Blair says UK can control immigration without Brexit
Former Labour prime minister comes under fire from senior Tory minister Fallon
Former British prime minister Tony Blair on the BBC’s “Andrew Marr Show” on Sunday. Photograph: Jeff Overs/BBC Handout via Reuters
Britain can control immigration without leaving the EU, Tony Blair has claimed, immediately drawing fire from a senior cabinet minister.
Mr Blair, the former Labour prime minister, produced a report that said there are ways to end open borders without Brexit.
It suggested that migrants from the EU register on arrival and be counted in and out of the country and have a job offer before they enter Britain. Those who did not could be banned from renting a home, opening a bank account or accessing benefits.
But Michael Fallon, defence secretary, said the public had voted to leave the EU and this was going to happen. “Tony Blair has to get over it,” he told the BBC Andrew Marr Show.
Ken Clarke, the Europhile former Tory chancellor, agreed that Mr Blair’s idea was unrealistic: “It is hopeless to expect that,” he said.
Mr Blair had argued that he understood the anxiety of some voters about immigration and its potential downward impact on wages.
That could be tackled even if Britain stayed inside the EU, he claimed, saying that the French government was already drawing up a directive that could tackle wages being undercut. “Brexit is a distraction, not a solution, to the problems that this country faces.”
The new report by the Tony Blair Institute was written by Harvey Redgrave, a former Number 10 policy expert.
But Mr Blair’s suggestions about how to tackle high immigration provoked consternation yesterday , given that it was the New Labour government that imposed no restrictions on immigration when eight countries from eastern Europe joined the EU in 2004.
Mr Fallon described those new ideas as “a bit late” given the Out vote last summer. “It’s a pity he didn’t think of that when all these countries were admitted to the EU on his watch,” the said said. “Tony Blair has to accept restrictions on freedom of movement now we are leaving the EU.”
Mr Blair also said he thought Brexit would only work if Britain became a Singapore-style, low-tax, low-regulation economy, but that he feared voters would reject such a big change.
“I think the only circumstances in which Brexit works, and this is the fantasy of the real Brexiters – they are in one sense right, that if you leave Europe, Britain should become a light-touch, light-regulation . . . it should become marketed as ‘not Europe’.
“The risk is the British people won’t vote for that, they are not going to vote for the huge economic and social restructuring – to the changes to the health service and other things that would require.”
He said such an outcome risked ushering in the “unreconstructed leftist” programme put forward by Labour under Jeremy Corbyn.

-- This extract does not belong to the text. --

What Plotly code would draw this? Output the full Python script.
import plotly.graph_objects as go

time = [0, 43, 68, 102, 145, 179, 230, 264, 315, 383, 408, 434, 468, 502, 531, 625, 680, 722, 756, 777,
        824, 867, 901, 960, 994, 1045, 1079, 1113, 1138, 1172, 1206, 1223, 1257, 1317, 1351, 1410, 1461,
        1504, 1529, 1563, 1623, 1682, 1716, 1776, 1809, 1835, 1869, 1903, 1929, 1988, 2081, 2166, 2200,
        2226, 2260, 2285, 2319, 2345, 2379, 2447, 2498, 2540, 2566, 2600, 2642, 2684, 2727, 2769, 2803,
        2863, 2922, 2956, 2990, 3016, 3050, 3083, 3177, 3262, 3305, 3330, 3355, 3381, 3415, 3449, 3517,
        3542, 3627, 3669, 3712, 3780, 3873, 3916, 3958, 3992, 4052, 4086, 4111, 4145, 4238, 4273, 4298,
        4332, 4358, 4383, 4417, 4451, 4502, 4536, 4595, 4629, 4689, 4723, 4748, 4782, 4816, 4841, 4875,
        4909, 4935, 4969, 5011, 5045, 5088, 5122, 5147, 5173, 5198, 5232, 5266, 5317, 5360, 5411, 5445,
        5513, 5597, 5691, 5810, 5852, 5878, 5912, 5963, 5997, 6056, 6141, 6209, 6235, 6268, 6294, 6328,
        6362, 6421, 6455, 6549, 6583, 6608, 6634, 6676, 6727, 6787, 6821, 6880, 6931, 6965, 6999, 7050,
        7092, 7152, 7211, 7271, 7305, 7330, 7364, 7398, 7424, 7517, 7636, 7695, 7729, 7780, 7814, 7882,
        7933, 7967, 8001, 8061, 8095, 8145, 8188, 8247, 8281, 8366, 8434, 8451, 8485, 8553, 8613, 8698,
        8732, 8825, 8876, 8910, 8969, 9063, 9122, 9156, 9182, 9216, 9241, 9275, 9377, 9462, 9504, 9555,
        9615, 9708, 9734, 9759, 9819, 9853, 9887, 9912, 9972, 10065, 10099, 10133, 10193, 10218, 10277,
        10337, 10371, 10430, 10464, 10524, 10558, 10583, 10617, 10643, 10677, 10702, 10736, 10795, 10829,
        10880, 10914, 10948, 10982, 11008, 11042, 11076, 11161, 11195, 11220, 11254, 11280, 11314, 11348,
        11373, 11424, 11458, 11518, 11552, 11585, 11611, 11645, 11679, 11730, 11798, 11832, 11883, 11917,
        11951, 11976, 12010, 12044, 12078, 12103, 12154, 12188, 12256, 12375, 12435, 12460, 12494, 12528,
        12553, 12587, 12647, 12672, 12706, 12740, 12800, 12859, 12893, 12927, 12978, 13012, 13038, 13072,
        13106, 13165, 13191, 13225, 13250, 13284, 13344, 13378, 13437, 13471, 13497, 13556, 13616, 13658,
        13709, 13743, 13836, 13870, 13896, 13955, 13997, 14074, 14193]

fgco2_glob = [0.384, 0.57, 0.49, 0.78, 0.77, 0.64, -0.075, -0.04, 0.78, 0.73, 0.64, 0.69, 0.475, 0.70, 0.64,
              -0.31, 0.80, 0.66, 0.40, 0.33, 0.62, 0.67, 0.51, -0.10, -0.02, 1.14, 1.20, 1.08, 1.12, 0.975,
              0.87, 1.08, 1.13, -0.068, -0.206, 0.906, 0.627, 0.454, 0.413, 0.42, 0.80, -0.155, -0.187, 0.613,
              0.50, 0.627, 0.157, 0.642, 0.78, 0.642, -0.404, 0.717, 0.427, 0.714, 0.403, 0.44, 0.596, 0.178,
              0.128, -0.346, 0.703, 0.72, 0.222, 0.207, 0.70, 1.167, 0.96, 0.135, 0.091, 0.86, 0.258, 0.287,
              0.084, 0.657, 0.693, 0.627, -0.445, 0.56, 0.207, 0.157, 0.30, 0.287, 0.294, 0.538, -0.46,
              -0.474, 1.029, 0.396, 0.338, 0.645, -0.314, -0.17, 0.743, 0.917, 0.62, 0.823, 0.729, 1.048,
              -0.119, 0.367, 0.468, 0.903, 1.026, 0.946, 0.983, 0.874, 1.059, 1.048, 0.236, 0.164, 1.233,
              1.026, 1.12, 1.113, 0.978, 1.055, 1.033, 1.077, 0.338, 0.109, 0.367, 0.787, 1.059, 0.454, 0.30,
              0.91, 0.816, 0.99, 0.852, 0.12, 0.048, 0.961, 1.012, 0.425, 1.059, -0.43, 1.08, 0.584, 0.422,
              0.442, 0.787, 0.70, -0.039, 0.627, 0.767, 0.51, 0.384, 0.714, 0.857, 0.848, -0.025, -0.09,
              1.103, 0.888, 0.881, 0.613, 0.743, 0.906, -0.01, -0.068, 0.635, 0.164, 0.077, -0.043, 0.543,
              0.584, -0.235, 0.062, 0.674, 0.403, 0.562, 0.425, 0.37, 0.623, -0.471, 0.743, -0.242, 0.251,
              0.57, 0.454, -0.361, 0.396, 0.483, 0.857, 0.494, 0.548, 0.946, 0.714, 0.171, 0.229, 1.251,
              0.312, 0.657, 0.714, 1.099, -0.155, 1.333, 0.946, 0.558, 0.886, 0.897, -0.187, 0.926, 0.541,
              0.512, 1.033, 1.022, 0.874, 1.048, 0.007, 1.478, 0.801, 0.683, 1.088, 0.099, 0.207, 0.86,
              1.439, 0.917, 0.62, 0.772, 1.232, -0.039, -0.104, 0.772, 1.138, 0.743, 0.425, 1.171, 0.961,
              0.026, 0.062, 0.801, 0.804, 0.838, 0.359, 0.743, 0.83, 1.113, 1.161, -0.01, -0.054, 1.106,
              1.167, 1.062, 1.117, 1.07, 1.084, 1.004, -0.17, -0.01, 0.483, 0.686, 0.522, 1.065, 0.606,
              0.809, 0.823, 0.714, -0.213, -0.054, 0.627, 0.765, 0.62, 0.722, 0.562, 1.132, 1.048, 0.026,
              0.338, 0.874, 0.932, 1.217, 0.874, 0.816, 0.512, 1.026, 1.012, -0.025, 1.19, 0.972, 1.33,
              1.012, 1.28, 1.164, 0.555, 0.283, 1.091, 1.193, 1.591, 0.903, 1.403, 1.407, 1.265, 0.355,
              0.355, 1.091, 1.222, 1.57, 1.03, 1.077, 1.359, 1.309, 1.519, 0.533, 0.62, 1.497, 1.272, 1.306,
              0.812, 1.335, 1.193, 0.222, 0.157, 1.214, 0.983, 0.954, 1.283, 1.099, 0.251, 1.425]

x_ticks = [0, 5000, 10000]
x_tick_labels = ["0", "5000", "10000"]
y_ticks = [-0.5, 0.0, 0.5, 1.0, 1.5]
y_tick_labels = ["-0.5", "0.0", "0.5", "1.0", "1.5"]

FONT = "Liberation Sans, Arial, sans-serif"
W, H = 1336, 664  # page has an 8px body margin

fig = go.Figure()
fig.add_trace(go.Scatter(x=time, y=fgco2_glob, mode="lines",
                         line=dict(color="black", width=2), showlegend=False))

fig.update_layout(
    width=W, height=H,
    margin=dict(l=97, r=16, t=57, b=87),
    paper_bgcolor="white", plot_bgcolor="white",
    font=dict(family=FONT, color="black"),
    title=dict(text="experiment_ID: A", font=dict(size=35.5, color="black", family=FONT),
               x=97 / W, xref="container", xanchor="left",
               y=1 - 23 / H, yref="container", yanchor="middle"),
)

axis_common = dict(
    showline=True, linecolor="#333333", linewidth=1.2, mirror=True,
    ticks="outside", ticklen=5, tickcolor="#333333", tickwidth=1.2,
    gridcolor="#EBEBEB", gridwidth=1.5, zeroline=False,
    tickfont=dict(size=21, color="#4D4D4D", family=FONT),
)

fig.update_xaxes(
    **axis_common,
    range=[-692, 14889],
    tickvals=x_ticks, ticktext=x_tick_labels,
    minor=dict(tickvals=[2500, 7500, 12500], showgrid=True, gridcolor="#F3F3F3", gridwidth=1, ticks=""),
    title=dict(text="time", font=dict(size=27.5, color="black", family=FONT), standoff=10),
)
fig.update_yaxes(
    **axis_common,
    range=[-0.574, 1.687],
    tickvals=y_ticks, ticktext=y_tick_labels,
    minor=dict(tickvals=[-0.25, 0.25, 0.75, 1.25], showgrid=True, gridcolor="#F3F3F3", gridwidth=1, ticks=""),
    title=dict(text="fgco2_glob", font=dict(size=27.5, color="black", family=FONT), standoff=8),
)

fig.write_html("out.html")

He added that a Brexit that was followed by Mr Corbyn would leave the UK in “a very serious situation”.
This evening the British government faces a big parliamentary test when the House of Commons votes on the EU withdrawal bill, which gives ministers the power to transpose EU law on to the British statute book.

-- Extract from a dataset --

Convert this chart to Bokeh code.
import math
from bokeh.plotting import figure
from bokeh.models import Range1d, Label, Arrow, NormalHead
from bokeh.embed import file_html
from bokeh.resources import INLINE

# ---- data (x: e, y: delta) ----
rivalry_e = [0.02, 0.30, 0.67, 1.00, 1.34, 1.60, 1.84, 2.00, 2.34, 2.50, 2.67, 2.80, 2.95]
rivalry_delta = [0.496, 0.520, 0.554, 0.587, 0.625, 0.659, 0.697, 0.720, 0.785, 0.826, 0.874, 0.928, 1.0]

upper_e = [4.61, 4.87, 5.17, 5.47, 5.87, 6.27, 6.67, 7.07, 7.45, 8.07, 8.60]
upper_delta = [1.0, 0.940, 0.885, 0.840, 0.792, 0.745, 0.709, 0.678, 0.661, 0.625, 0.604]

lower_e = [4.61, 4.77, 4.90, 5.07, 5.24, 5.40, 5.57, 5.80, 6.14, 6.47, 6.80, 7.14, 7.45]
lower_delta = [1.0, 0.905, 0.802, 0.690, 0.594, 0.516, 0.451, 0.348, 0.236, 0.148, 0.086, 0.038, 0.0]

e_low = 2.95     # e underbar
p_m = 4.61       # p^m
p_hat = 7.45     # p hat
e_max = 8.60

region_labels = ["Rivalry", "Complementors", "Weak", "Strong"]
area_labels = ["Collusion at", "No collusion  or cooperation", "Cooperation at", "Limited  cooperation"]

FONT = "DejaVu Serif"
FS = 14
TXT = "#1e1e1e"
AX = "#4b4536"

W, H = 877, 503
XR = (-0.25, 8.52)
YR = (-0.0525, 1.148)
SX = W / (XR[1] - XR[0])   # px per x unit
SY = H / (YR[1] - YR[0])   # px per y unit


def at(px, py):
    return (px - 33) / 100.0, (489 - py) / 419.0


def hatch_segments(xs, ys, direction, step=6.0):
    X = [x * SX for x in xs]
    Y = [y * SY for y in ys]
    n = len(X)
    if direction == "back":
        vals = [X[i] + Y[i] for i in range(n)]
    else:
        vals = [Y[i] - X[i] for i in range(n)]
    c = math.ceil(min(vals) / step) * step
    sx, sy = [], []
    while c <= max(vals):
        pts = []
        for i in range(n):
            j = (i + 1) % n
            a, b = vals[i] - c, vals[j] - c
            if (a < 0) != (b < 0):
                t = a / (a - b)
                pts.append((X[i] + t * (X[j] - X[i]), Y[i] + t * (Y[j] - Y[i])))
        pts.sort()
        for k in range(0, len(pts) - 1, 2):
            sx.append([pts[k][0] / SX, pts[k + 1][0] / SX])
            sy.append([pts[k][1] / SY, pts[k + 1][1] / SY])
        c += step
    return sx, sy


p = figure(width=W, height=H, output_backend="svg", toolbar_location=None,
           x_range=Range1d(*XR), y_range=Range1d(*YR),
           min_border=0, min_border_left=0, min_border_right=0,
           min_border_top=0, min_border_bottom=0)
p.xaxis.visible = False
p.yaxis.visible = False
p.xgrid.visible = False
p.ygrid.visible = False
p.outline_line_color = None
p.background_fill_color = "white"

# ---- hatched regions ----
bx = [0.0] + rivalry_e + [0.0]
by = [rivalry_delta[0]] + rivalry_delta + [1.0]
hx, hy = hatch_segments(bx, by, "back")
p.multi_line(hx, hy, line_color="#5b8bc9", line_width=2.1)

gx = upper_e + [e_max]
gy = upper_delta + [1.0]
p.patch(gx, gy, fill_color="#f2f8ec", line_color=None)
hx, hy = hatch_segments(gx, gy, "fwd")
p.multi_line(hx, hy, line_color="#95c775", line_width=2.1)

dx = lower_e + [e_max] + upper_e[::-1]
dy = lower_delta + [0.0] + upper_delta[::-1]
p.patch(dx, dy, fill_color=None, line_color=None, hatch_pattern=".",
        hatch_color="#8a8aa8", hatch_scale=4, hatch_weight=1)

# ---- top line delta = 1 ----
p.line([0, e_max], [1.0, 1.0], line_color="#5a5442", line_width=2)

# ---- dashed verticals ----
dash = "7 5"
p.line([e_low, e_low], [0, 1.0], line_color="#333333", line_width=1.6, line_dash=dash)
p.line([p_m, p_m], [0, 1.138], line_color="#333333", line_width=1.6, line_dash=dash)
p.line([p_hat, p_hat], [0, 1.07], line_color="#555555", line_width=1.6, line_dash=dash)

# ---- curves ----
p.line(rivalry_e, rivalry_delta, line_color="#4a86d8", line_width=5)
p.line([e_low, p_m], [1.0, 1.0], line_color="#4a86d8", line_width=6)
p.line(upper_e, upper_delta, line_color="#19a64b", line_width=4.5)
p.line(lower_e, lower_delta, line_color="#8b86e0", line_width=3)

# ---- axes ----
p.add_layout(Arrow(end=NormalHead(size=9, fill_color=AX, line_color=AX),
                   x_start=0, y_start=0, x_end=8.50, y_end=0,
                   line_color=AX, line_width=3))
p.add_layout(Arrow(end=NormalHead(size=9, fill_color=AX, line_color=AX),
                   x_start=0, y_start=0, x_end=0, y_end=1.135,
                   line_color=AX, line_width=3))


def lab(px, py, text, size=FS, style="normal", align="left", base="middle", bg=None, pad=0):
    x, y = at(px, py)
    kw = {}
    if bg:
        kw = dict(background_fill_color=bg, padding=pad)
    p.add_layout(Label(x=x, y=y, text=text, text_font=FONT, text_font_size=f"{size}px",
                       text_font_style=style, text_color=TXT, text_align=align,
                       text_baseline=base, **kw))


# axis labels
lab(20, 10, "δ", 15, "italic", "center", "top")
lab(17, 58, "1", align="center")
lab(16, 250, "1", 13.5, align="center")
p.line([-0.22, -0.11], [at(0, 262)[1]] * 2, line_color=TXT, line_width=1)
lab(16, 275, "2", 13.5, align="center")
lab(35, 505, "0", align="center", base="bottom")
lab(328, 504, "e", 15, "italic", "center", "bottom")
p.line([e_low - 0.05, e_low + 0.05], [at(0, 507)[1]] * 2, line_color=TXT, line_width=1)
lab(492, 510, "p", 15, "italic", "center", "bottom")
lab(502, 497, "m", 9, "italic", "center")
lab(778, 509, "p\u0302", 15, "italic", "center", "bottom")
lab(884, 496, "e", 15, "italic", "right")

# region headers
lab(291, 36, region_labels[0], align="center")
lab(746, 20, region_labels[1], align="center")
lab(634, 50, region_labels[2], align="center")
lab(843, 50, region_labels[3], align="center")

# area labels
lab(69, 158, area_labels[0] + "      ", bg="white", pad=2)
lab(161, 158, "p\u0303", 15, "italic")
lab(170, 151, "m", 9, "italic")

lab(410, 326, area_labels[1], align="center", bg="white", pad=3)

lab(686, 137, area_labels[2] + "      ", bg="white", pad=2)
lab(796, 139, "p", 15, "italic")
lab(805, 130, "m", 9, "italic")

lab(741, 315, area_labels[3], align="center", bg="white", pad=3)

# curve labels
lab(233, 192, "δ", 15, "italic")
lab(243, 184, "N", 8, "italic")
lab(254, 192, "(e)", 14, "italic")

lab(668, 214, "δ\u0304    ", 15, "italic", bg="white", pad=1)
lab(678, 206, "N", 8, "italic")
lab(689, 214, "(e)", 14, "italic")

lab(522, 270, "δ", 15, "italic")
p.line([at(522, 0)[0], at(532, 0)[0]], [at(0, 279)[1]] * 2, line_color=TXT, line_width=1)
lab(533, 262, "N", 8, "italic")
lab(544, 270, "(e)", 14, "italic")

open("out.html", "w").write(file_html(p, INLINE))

Another key vote will come tomorrow night when the government tries to force through a plan to give itself a majority on all public bill committees. Mr Fallon dismissed the idea that this was undemocratic, saying the minority Labour government had done the same thing in the 1970s.

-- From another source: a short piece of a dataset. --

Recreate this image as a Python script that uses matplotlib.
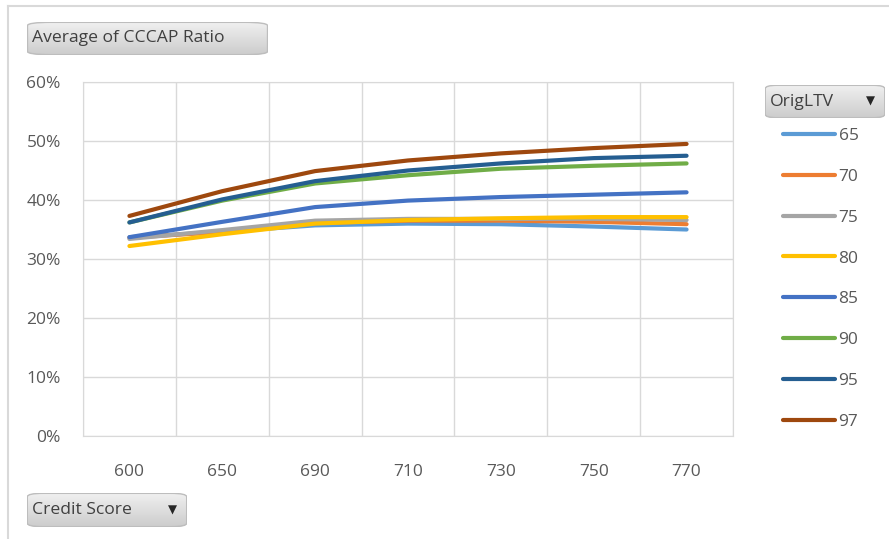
import numpy as np
import matplotlib
matplotlib.use('Agg')
import matplotlib.pyplot as plt
from matplotlib.patches import FancyBboxPatch
from matplotlib.lines import Line2D

# Data
credit_scores = ['600', '650', '690', '710', '730', '750', '770']
ltv_labels = ['65', '70', '75', '80', '85', '90', '95', '97']
ratio_65 = [33.7, 34.6, 35.7, 36.0, 35.9, 35.5, 35.0]
ratio_70 = [33.6, 34.6, 36.1, 36.5, 36.5, 36.3, 35.9]
ratio_75 = [33.4, 34.9, 36.5, 36.8, 36.8, 36.8, 36.6]
ratio_80 = [32.2, 34.2, 36.0, 36.6, 36.9, 37.1, 37.1]
ratio_85 = [33.7, 36.3, 38.8, 39.9, 40.5, 40.9, 41.3]
ratio_90 = [36.2, 39.9, 42.8, 44.2, 45.3, 45.8, 46.2]
ratio_95 = [36.2, 40.1, 43.2, 45.0, 46.2, 47.1, 47.5]
ratio_97 = [37.3, 41.5, 44.9, 46.7, 47.9, 48.8, 49.5]
series = [ratio_65, ratio_70, ratio_75, ratio_80, ratio_85, ratio_90, ratio_95, ratio_97]
colors = ['#5B9BD5', '#ED7D31', '#A5A5A5', '#FFC000', '#4472C4', '#70AD47', '#255E91', '#9E480E']

plt.rcParams['font.family'] = ['Open Sans', 'DejaVu Sans']
text_color = '#595959'
grid_color = '#d9d9d9'

fig = plt.figure(figsize=(8.89, 5.39), dpi=100)
ax = fig.add_axes([83 / 889, 1 - 436 / 539, 650 / 889, 354 / 539])

x = np.arange(len(credit_scores))
for vals, col in zip(series, colors):
    ax.plot(x, vals, color=col, linewidth=3, solid_capstyle='round', solid_joinstyle='round')

ax.set_xlim(-0.5, len(credit_scores) - 0.5)
ax.set_ylim(0, 60)
ax.set_yticks(np.arange(0, 61, 10))
ax.set_yticklabels([f'{v}%' for v in range(0, 61, 10)])
ax.set_xticks(x)
ax.set_xticklabels(credit_scores)
ax.set_xticks(np.arange(-0.5, len(credit_scores)), minor=True)
ax.grid(axis='y', which='major', color=grid_color, linewidth=1)
ax.grid(axis='x', which='minor', color=grid_color, linewidth=1)
ax.set_axisbelow(True)
ax.tick_params(which='both', length=0, labelsize=12.5, labelcolor=text_color)
ax.tick_params(axis='x', pad=20)
ax.tick_params(axis='y', pad=16)
for s in ax.spines.values():
    s.set_color(grid_color)

# outer frame lines (top and left)
fig.add_artist(Line2D([8 / 889, 1], [1 - 6 / 539, 1 - 6 / 539], color=grid_color, linewidth=1.5))
fig.add_artist(Line2D([8 / 889, 8 / 889], [0, 1 - 6 / 539], color=grid_color, linewidth=1.5))


def button(x0, y0, x1, y1, label, arrow=False):
    # pixel coords (top-left origin) -> figure fraction
    fx, fy = x0 / 889, 1 - y1 / 539
    fw, fh = (x1 - x0) / 889, (y1 - y0) / 539
    gax = fig.add_axes([fx, fy, fw, fh], zorder=6)
    grad = np.linspace(0.94, 0.80, 50).reshape(-1, 1)
    gax.imshow(np.dstack([grad, grad, grad]), aspect='auto', extent=[0, 1, 0, 1])
    gax.set_axis_off()
    gax.images[0].set_clip_path(FancyBboxPatch((0, 0), 1, 1, boxstyle='round,pad=0,rounding_size=0.1',
                                               transform=gax.transAxes, facecolor='none'))
    gax.add_patch(FancyBboxPatch((0.002, 0.01), 0.996, 0.98, boxstyle='round,pad=0,rounding_size=0.1',
                                 transform=gax.transAxes, facecolor='none', edgecolor='#bdbdbd',
                                 linewidth=1))
    gax.text(5 / (x1 - x0), 0.5, label, ha='left', va='center', fontsize=12.6, color='#404040')
    if arrow:
        gax.text(1 - 15 / (x1 - x0), 0.5, '\u25bc', ha='center', va='center', fontsize=8.5,
                 color='#262626', family='DejaVu Sans')


button(27, 22, 268, 55, 'Average of CCCAP Ratio')
button(27, 493, 187, 527, 'Credit Score', arrow=True)
button(765, 85, 885, 118, 'OrigLTV', arrow=True)

# legend
handles = [Line2D([0], [0], color=c, linewidth=3, solid_capstyle='round') for c in colors]
fig.legend(handles, ltv_labels, loc='upper left', bbox_to_anchor=(783 / 889, 1 - 128 / 539),
           frameon=False, fontsize=12.5, labelcolor=text_color, handlelength=3.0,
           handletextpad=0.2, labelspacing=1.42, borderaxespad=0, borderpad=0)

plt.savefig('out.png', dpi=100, facecolor='white')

Lord Adonis, a former Labour transport secretary, echoed Mr Blair’s line yesterday when he said he hoped a majority of peers would support an amendment to the EU withdrawal bill requiring another referendum before Brexit takes effect.
He claimed that it was possible for the French and German governments to make an offer to the UK to stay in the economic institutions while keeping national control over immigration.
Meanwhile, former US president Barack Obama rang Conservative headquarters on election night with a mistaken but reassuring message for Theresa May because Labour insiders had told him the party was expecting to lose seats, according to a new book about the election. Shortly before the exit poll, which sent shockwaves through both party headquarters, Mr Obama contacted a friend in Tory central office with the “news” that Labour was expecting to see the Conservatives increase their majority. The revelation is contained in extracts from a new book, Betting the House, by journalists Tom McTague and Tim Ross.